Known as the "Good God" (not necessarily in a moral sense, but in the sense of being "good at everything"), the Dagda is the father-figure of the Irish pantheon. He is typically depicted with a magical club that can both kill and restore life and a bottomless cauldron that ensures no one ever leaves his table hungry.

5. The Winter Solstice Alignment

Newgrange is world-renowned for its precise astronomical engineering; for several days around the Winter Solstice (December 21st), a beam of sunlight enters a "roof box" above the entrance. This light travels 62 feet down the passage to perfectly illuminate the rear chamber, symbolizing the triumph of light over darkness and the beginning of the new year.

6. Caer Ibormeith

In Irish lore, Caer Ibormeith is a goddess of the Sidhe who lived in alternating states of human and swan form, changing every year at the festival of Samhain. Her story is central to the "Aislinge Oenguso" (The Dream of Aengus), which is one of the oldest and most lyrical examples of the "vision" genre in Celtic literature.

7. Diarmuid and Gráinne

This legendary couple is central to the Fenian Cycle of Irish mythology, famously fleeing across Ireland to escape Gráinne’s betrothal to an elderly Fionn mac Cumhaill. Aengus Óg acted as their supernatural guardian, frequently using his invisibility cloak to spirit them away from danger.
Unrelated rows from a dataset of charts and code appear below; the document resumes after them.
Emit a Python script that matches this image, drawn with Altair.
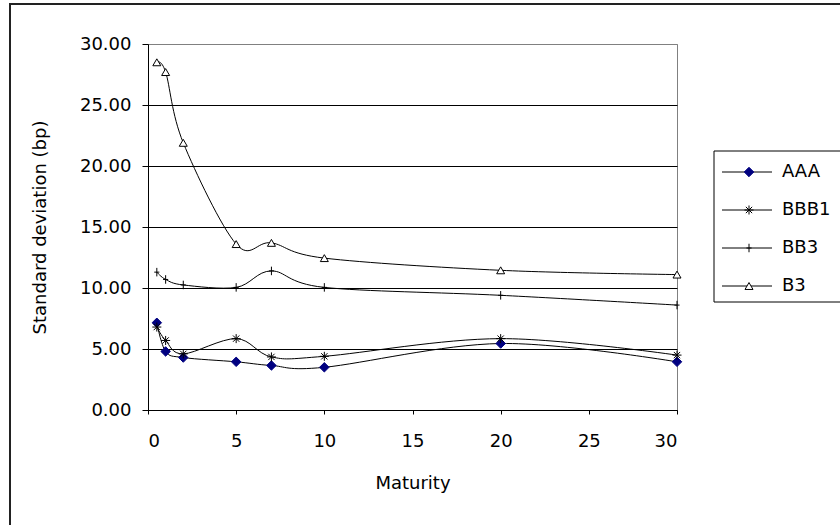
import altair as alt
import pandas as pd

series = ["AAA", "BBB1", "BB3", "B3"]
maturity = [0.5, 1, 2, 5, 7, 10, 20, 30]
aaa = [7.15, 4.8, 4.3, 3.95, 3.65, 3.5, 5.45, 3.95]
bbb1 = [6.8, 5.7, 4.6, 5.85, 4.35, 4.4, 5.85, 4.5]
bb3 = [11.3, 10.7, 10.25, 10.05, 11.4, 10.05, 9.4, 8.6]
b3 = [28.5, 27.7, 21.9, 13.6, 13.7, 12.45, 11.45, 11.1]
y_ticks = [0, 5, 10, 15, 20, 25, 30]
x_ticks = [0, 5, 10, 15, 20, 25, 30]

values = {"AAA": aaa, "BBB1": bbb1, "BB3": bb3, "B3": b3}
rows = []
for s in series:
    for m, v in zip(maturity, values[s]):
        rows.append({"series": s, "maturity": m, "sd": v})
df = pd.DataFrame(rows)
leg = pd.DataFrame({"series": series})

FONT = "DejaVu Sans"
W, H = 529, 366

ASTERISK = "M-1,0L1,0M0,-1L0,1M-0.7,-0.7L0.7,0.7M-0.7,0.7L0.7,-0.7"
PLUS = "M0,-1L0,1M-0.6,0L0.6,0"

shape_scale = alt.Scale(domain=series, range=["diamond", ASTERISK, PLUS, "triangle-up"])
fill_scale = alt.Scale(domain=series, range=["#000080", "transparent", "transparent", "white"])
stroke_scale = alt.Scale(domain=series, range=["#000080", "black", "black", "black"])
size_scale = alt.Scale(domain=series, range=[90, 64, 70, 100])

xs = alt.Scale(domain=[0, 30], nice=False)
ys = alt.Scale(domain=[0, 30], nice=False)

y_axis = alt.Axis(values=y_ticks, format=".2f", tickSize=6, labelPadding=11,
                  titlePadding=30, grid=True,
                  gridColor={"condition": {"test": "datum.value === 30", "value": "#808080"},
                             "value": "black"})
x_axis = alt.Axis(values=x_ticks, format="d", grid=False, tickSize=4,
                  labelPadding=18, titlePadding=24)

lines = alt.Chart(df).mark_line(interpolate="cardinal", color="black", strokeWidth=1).encode(
    x=alt.X("maturity:Q", scale=xs, title="Maturity", axis=x_axis),
    y=alt.Y("sd:Q", scale=ys, title="Standard deviation (bp)", axis=y_axis),
    detail="series:N",
)

points = alt.Chart(df).mark_point(filled=False, strokeWidth=1, opacity=1).encode(
    x=alt.X("maturity:Q", scale=xs, title="Maturity", axis=x_axis),
    y=alt.Y("sd:Q", scale=ys, title="Standard deviation (bp)", axis=y_axis),
    shape=alt.Shape("series:N", scale=shape_scale, legend=None),
    fill=alt.Fill("series:N", scale=fill_scale, legend=None),
    stroke=alt.Stroke("series:N", scale=stroke_scale, legend=None),
    size=alt.Size("series:O", scale=size_scale, legend=None),
)

plot = alt.layer(lines, points)

ly = alt.Y("series:N", scale=alt.Scale(type="point", domain=series, range=[128, 242], padding=0), axis=None)

leg_box = alt.Chart(leg).mark_rect(fill="white", stroke="black", strokeWidth=1).encode(
    x=alt.value(566), x2=alt.value(700), y=alt.value(107), y2=alt.value(258)
).transform_filter("datum.series === 'AAA'")

leg_rule = alt.Chart(leg).mark_rule(color="black", strokeWidth=1).encode(
    x=alt.value(574), x2=alt.value(624), y=ly
)
leg_pts = alt.Chart(leg).mark_point(filled=False, strokeWidth=1, opacity=1).encode(
    x=alt.value(601), y=ly,
    shape=alt.Shape("series:N", scale=shape_scale, legend=None),
    fill=alt.Fill("series:N", scale=fill_scale, legend=None),
    stroke=alt.Stroke("series:N", scale=stroke_scale, legend=None),
    size=alt.Size("series:O", scale=size_scale, legend=None),
)
leg_txt = alt.Chart(leg).mark_text(align="left", baseline="middle", font=FONT, fontSize=18,
                                   color="black").encode(
    x=alt.value(634), y=ly, text="series:N"
)
legend = alt.layer(leg_box, leg_rule, leg_pts, leg_txt)

border = alt.Chart(leg).mark_rect(fill="transparent", stroke="#222", strokeWidth=2).encode(
    x=alt.value(-138), x2=alt.value(720), y=alt.value(-40), y2=alt.value(500)
).transform_filter("datum.series === 'AAA'")

chart = alt.layer(border, plot, legend).resolve_scale(y="independent").properties(
    width=W, height=H,
    autosize=alt.AutoSizeParams(type="none"),
    padding={"left": 148, "top": 44, "right": 163, "bottom": 115},
    background="white",
).configure_view(stroke="#808080", strokeWidth=1).configure_axis(
    labelFont=FONT, labelFontSize=18, labelColor="black",
    titleFont=FONT, titleFontSize=18, titleFontWeight="normal", titleColor="black",
    domainColor="black", tickColor="black", gridWidth=1, domainWidth=1,
)

chart.save("out.html", embed_options={"renderer": "svg", "actions": False})
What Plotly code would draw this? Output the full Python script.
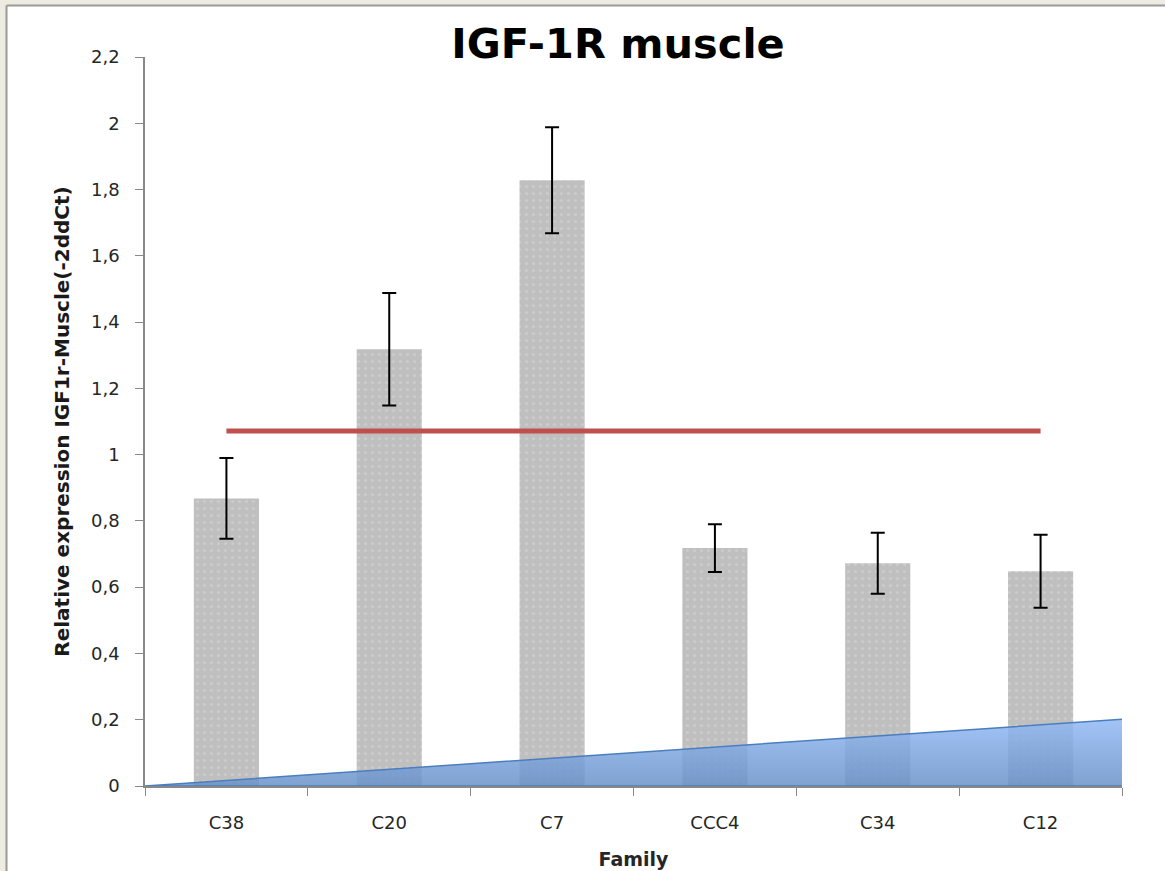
import plotly.graph_objects as go

categories = ["C38", "C20", "C7", "CCC4", "C34", "C12"]
values = [0.868, 1.318, 1.828, 0.718, 0.672, 0.648]
errors = [0.122, 0.17, 0.16, 0.072, 0.092, 0.11]
reference_level = 1.071
wedge_x = [-0.5, 5.52, 5.52, -0.5]
wedge_y = [0.0, 0.202, 0.0, 0.0]

W, H = 1165, 871
L, R, T, B = 145, 43, 57, 85
PW, PH = W - L - R, H - T - B


def px_x(x):
    return (x - L) / PW


def px_y(y):
    return (H - B - y) / PH


fig = go.Figure()

fig.add_trace(go.Bar(
    x=categories, y=values,
    width=0.4,
    marker=dict(color="#BFBFBF", line=dict(width=0),
                pattern=dict(shape=".", fgcolor="#D8D8D8", bgcolor="#BFBFBF", size=7, solidity=0.15)),
    error_y=dict(type="data", array=errors, visible=True, color="black", thickness=2, width=7),
    showlegend=False,
))

fig.add_trace(go.Scatter(
    x=[0, 5], y=[reference_level, reference_level], xaxis="x2",
    mode="lines", line=dict(color="#C0504D", width=5), showlegend=False,
))

fig.add_trace(go.Scatter(
    x=wedge_x, y=wedge_y, xaxis="x2",
    mode="lines", fill="toself",
    fillgradient=dict(type="vertical", colorscale=[[0, "rgba(105,145,200,0.85)"], [1, "rgba(145,185,245,0.85)"]]),
    line=dict(color="#4A7EBF", width=1.5), showlegend=False,
))

tickfont = dict(family="DejaVu Sans", size=18, color="#262626")

fig.update_layout(
    width=W, height=H,
    margin=dict(l=L, r=R, t=T, b=B, pad=0, autoexpand=False),
    paper_bgcolor="white", plot_bgcolor="white",
    separators=", ",
    bargap=0.6,
    title=dict(text="<b>IGF-1R muscle</b>", x=px_x(618), xref="paper", xanchor="center",
               y=1 - 43 / H, yanchor="middle",
               font=dict(family="DejaVu Sans", size=41.5, color="black")),
    xaxis=dict(type="category", range=[-0.5, 5.5], tickson="boundaries", ticks="outside", ticklen=8,
               tickcolor="#888888", showline=True, linecolor="#888888", linewidth=1.5, showgrid=False,
               tickfont=tickfont, ticklabelstandoff=20, automargin=False,
               title=dict(text="<b>Family</b>", font=dict(family="DejaVu Sans", size=19, color="#262626"),
                          standoff=20)),
    xaxis2=dict(overlaying="x", range=[-0.5, 5.5], visible=False),
    yaxis=dict(range=[0, 2.2], dtick=0.2, ticks="outside", ticklen=8, tickcolor="#888888",
               showline=True, linecolor="#888888", linewidth=1.5, showgrid=False, zeroline=False,
               tickfont=tickfont, ticklabelstandoff=12, automargin=False,
               title=dict(text="<b>Relative expression IGF1r-Muscle(-2ddCt)</b>",
                          font=dict(family="DejaVu Sans", size=20, color="#1a1a1a"), standoff=16)),
)

# window frame: beige strips along top and left with a grey inner edge
fig.add_shape(type="rect", xref="paper", yref="paper", x0=px_x(0), x1=px_x(W), y0=px_y(5), y1=px_y(0),
              fillcolor="#EEEBE0", line=dict(width=0), layer="below")
fig.add_shape(type="rect", xref="paper", yref="paper", x0=px_x(0), x1=px_x(6), y0=px_y(H), y1=px_y(0),
              fillcolor="#EEEBE0", line=dict(width=0), layer="below")
fig.add_shape(type="line", xref="paper", yref="paper", x0=px_x(6.5), x1=px_x(W),
              y0=px_y(5.5), y1=px_y(5.5), line=dict(color="#9A9A9A", width=2), layer="below")
fig.add_shape(type="line", xref="paper", yref="paper", x0=px_x(6.5), x1=px_x(6.5),
              y0=px_y(H), y1=px_y(5.5), line=dict(color="#9A9A9A", width=2), layer="below")

fig.write_html("out.html", config={"displayModeBar": False},
               post_script="document.body.style.margin='0';")
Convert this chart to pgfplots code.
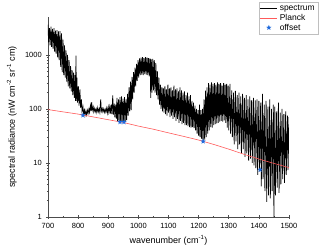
\documentclass[border=0pt]{standalone}
\usepackage{pgfplots}
\pgfplotsset{compat=1.18}
\usepackage{fontspec}
\setmainfont{Liberation Sans}
\definecolor{planck}{RGB}{255,90,90}
\definecolor{starblue}{RGB}{30,105,220}
\pgfdeclareplotmark{fstar}{%
  \pgfpathmoveto{\pgfpointpolar{90}{\pgfplotmarksize}}%
  \pgfpathlineto{\pgfpointpolar{126}{0.42\pgfplotmarksize}}%
  \pgfpathlineto{\pgfpointpolar{162}{\pgfplotmarksize}}%
  \pgfpathlineto{\pgfpointpolar{198}{0.42\pgfplotmarksize}}%
  \pgfpathlineto{\pgfpointpolar{234}{\pgfplotmarksize}}%
  \pgfpathlineto{\pgfpointpolar{270}{0.42\pgfplotmarksize}}%
  \pgfpathlineto{\pgfpointpolar{306}{\pgfplotmarksize}}%
  \pgfpathlineto{\pgfpointpolar{342}{0.42\pgfplotmarksize}}%
  \pgfpathlineto{\pgfpointpolar{18}{\pgfplotmarksize}}%
  \pgfpathlineto{\pgfpointpolar{54}{0.42\pgfplotmarksize}}%
  \pgfpathclose
  \pgfusepathqfill}
\begin{document}
\begin{tikzpicture}
\useasboundingbox (-48pt,-34pt) rectangle (272pt,217pt);
\begin{axis}[
  scale only axis, width=241pt, height=200pt,
  xmin=700, xmax=1500, ymode=log, ymin=1, ymax=5000,
  axis x line*=bottom, axis y line*=left,
  axis line style={black!70, line width=0.6pt},
  xtick={700,800,...,1500}, minor x tick num=1,
  ytick={1,10,100,1000}, log ticks with fixed point,
  tick align=center, major tick length=3.5pt, minor tick length=2pt,
  tick style={black!70, line width=0.5pt},
  /pgf/number format/assume math mode=true,
  /pgf/number format/1000 sep={},
  tick label style={font=\fontsize{7.5}{9}\selectfont},
  xticklabel style={yshift=-1pt},
  yticklabel style={xshift=-1pt},
  xlabel={wavenumber (cm\textsuperscript{-1})},
  ylabel={spectral radiance (nW cm\textsuperscript{-2} sr\textsuperscript{-1} cm)},
  label style={font=\fontsize{9}{10.5}\selectfont},
  xlabel style={at={(axis description cs:0.5,-0.115)}, anchor=center},
  ylabel style={at={(axis description cs:-0.15,0.5)}, anchor=center},
  legend style={at={(axis description cs:1.12,1.075)}, anchor=north east,
    draw=black!25, font=\fontsize{8.5}{10}\selectfont, inner sep=1pt,
    row sep=-2pt},
  legend cell align=left,
]
\addplot[black, line width=0.75pt] coordinates {
(700,3600) (702,1700) (705,3100) (707,1500) (710,3300) (712,1400) (715,3000) (717,1300) (720,3100) (722,1150) (725,2800) (727,1050) (730,2850) (732,900) (735,2700) (737,800) (740,2750) (742,600) (745,2500) (747,480) (750,1900) (752,420) (755,1500) (757,380) (760,1200) (762,320) (765,1000) (767,260) (770,800) (772,240) (775,620) (777,210) (780,520) (782,180) (785,470) (787,160) (790,420) (791,140) (793,960) (794,140) (796,380) (798,130) (801,260) (803,115) (806,230) (808,105) (811,150) (813,90) (816,110) (818,80) (821,95) (823,76) (826,92) (828,78) (831,94) (833,82) (836,100) (838,86) (841,115) (843,92) (845,133) (847,95) (850,110) (852,88) (855,102) (857,88) (860,100) (862,86) (865,105) (867,88) (870,100) (872,87) (875,150) (877,90) (880,102) (882,88) (885,100) (887,86) (890,98) (892,87) (895,104) (897,84) (900,108) (902,86) (905,110) (907,82) (910,120) (912,80) (915,177) (917,78) (920,125) (922,70) (925,120) (927,66) (929,160) (931,60) (934,150) (936,58) (939,165) (941,56) (944,170) (946,57) (949,155) (951,56) (954,165) (956,58) (959,150) (961,62) (964,190) (966,75) (969,250) (971,90) (974,320) (976,95) (979,390) (981,150) (984,480) (986,200) (989,580) (991,260) (994,680) (996,330) (999,800) (1001,380) (1004,860) (1006,420) (1009,890) (1011,430) (1014,900) (1016,420) (1019,880) (1021,440) (1024,900) (1026,430) (1029,890) (1031,420) (1034,870) (1036,400) (1039,850) (1041,160) (1043,820) (1045,200) (1048,840) (1050,220) (1053,800) (1055,200) (1058,700) (1060,180) (1063,500) (1065,150) (1068,380) (1070,120) (1073,280) (1075,100) (1078,250) (1080,90)
(1083,240) (1085,85) (1088,260) (1090,80) (1093,230) (1095,75) (1098,280) (1100,85) (1103,240) (1105,70) (1108,250) (1110,75) (1113,220) (1115,65) (1118,270) (1120,70) (1123,230) (1125,60) (1128,240) (1130,65) (1133,210) (1135,55) (1138,250) (1140,60) (1143,220) (1145,52) (1148,200) (1150,55) (1153,210) (1155,50) (1158,180) (1160,50) (1163,200) (1165,48) (1168,170) (1170,46) (1173,180) (1175,45) (1178,140) (1180,46) (1183,130) (1185,44) (1188,115) (1190,40) (1193,100) (1195,35) (1198,95) (1200,32) (1203,120) (1205,30) (1208,95) (1210,28) (1213,100) (1215,25) (1218,150) (1220,27) (1223,218) (1225,30) (1228,250) (1230,35) (1233,300) (1235,40) (1238,280) (1240,46) (1243,310) (1245,45) (1248,290) (1250,50) (1253,300) (1255,52) (1258,280) (1260,54) (1263,310) (1265,55) (1268,290) (1270,58) (1273,300) (1275,60) (1278,270) (1280,58) (1283,300) (1285,61) (1288,280) (1290,55) (1293,290) (1295,45) (1298,270) (1300,40) (1304,290) (1306,35) (1310,220) (1312,30) (1316,200) (1318,22) (1322,215) (1324,25) (1328,180) (1330,18) (1334,200) (1336,22) (1340,170) (1342,15) (1346,190) (1348,18) (1352,160) (1354,13) (1358,180) (1360,15) (1364,150) (1366,11) (1370,170) (1372,12) (1376,145) (1378,10) (1382,160) (1384,9) (1388,143) (1390,8) (1394,150) (1396,6) (1400,140) (1402,7) (1406,130) (1408,3.7) (1412,190) (1414,5) (1418,120) (1420,3) (1424,140) (1426,1.9) (1430,110) (1432,2.5) (1436,150) (1438,2.2) (1442,100) (1444,3) (1448,120) (1450,1.0) (1453,110) (1455,2.5) (1459,90) (1461,3.5) (1465,130) (1467,2.8) (1471,85) (1473,4) (1477,100) (1479,5) (1483,80) (1485,4.3) (1489,90) (1491,6) (1495,75) (1497,7.4) (1500,70)
};
\addlegendentry{spectrum}
\addplot[planck, line width=0.6pt] coordinates {
(700,97) (750,88) (800,80) (850,71) (900,63) (950,56) (1000,48) (1050,42) (1100,36) (1150,31) (1200,26.5) (1250,22) (1300,18) (1350,14.5) (1400,11.8) (1450,9.8) (1500,8.2)
};
\addlegendentry{Planck}
\addplot[only marks, mark=fstar, mark size=2.8pt, starblue] coordinates {
(816,76) (939,57) (952,57) (1215,25) (1404,7.5)
};
\addlegendentry{offset}
\end{axis}
\end{tikzpicture}
\end{document}
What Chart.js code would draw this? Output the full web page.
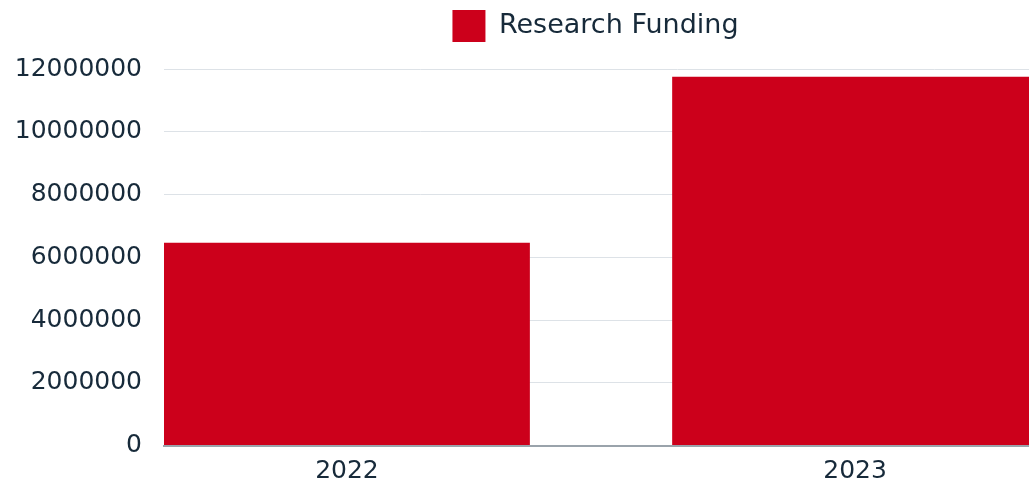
<!DOCTYPE html>
<html>
<head>
<meta charset="utf-8">
<script src="https://cdn.jsdelivr.net/npm/chart.js@4/dist/chart.umd.min.js"></script>
<style>
  html, body { margin: 0; padding: 0; background: #fff; overflow: hidden; }
  #wrap { width: 1191px; height: 487px; position: relative; }
</style>
</head>
<body>
<div id="wrap"><canvas id="fundingChart"></canvas></div>
<script>
const years = [2022, 2023];
const funding = [6460000, 11750000];
const seriesLabel = 'Research Funding';
const yMax = 12000000;
const yStep = 2000000;

const red = '#cc001b';
const ink = '#172a3a';
const font = { family: "'DejaVu Sans', sans-serif", size: 25 };

// leave a gap between the legend and the plot area
const legendGap = {
  id: 'legendGap',
  beforeInit(chart) {
    const fit = chart.legend.fit;
    chart.legend.fit = function () {
      fit.call(this);
      this.height += 17;
    };
  }
};

const chartData = {
  datasets: [{
    label: seriesLabel,
    data: years.map((yr, i) => ({ x: yr, y: funding[i] })),
    backgroundColor: red,
    borderWidth: 0
  }]
};

const config = {
  type: 'bar',
  data: chartData,
  plugins: [legendGap],
  options: {
    responsive: true,
    maintainAspectRatio: false,
    animation: false,
    layout: { padding: 0 },
    plugins: {
      legend: {
        position: 'top',
        labels: {
          color: ink,
          font: { family: font.family, size: 27 },
          boxWidth: 33,
          boxHeight: 32,
          padding: 10
        }
      },
      tooltip: { enabled: false }
    },
    scales: {
      x: {
        type: 'linear',
        offset: false,
        min: 2021.64,
        max: 2023.661,
        afterBuildTicks: (scale) => {
          scale.ticks = years.map(v => ({ value: v }));
        },
        afterFit: (scale) => { scale.height = 41.5; },
        ticks: {
          color: ink,
          font: font,
          padding: 11,
          callback: (v) => String(v)
        },
        grid: { display: false, drawTicks: false },
        border: { display: true, color: '#9aa3ab', width: 2 }
      },
      y: {
        min: 0,
        max: yMax,
        afterFit: (scale) => { scale.width = 164; },
        ticks: {
          stepSize: yStep,
          color: ink,
          font: font,
          padding: 22,
          callback: (v) => String(v)
        },
        grid: { color: '#dde2e7', lineWidth: 1, drawTicks: false },
        border: { display: false }
      }
    }
  }
};

new Chart(document.getElementById('fundingChart'), config);
</script>
</body>
</html>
8. "A Day and a Night" (Celtic Legal Concept)

In Old Irish law and mythology, the phrase "a day and a night" was a rhetorical and legal device used to signify "all time." Because all time is composed of a succession of days and nights, claiming something for "a day and a night" effectively meant claiming it for eternity, a trick Aengus famously used to gain possession of Newgrange from his father.

9. Liminality (The Threshold)

In folklore studies, liminality refers to the state of being "betwixt and between" two worlds or states of being. Aengus Óg is considered a liminal deity because he exists at the intersection of time (born in a day that lasted nine months) and form (shifting between human and avian).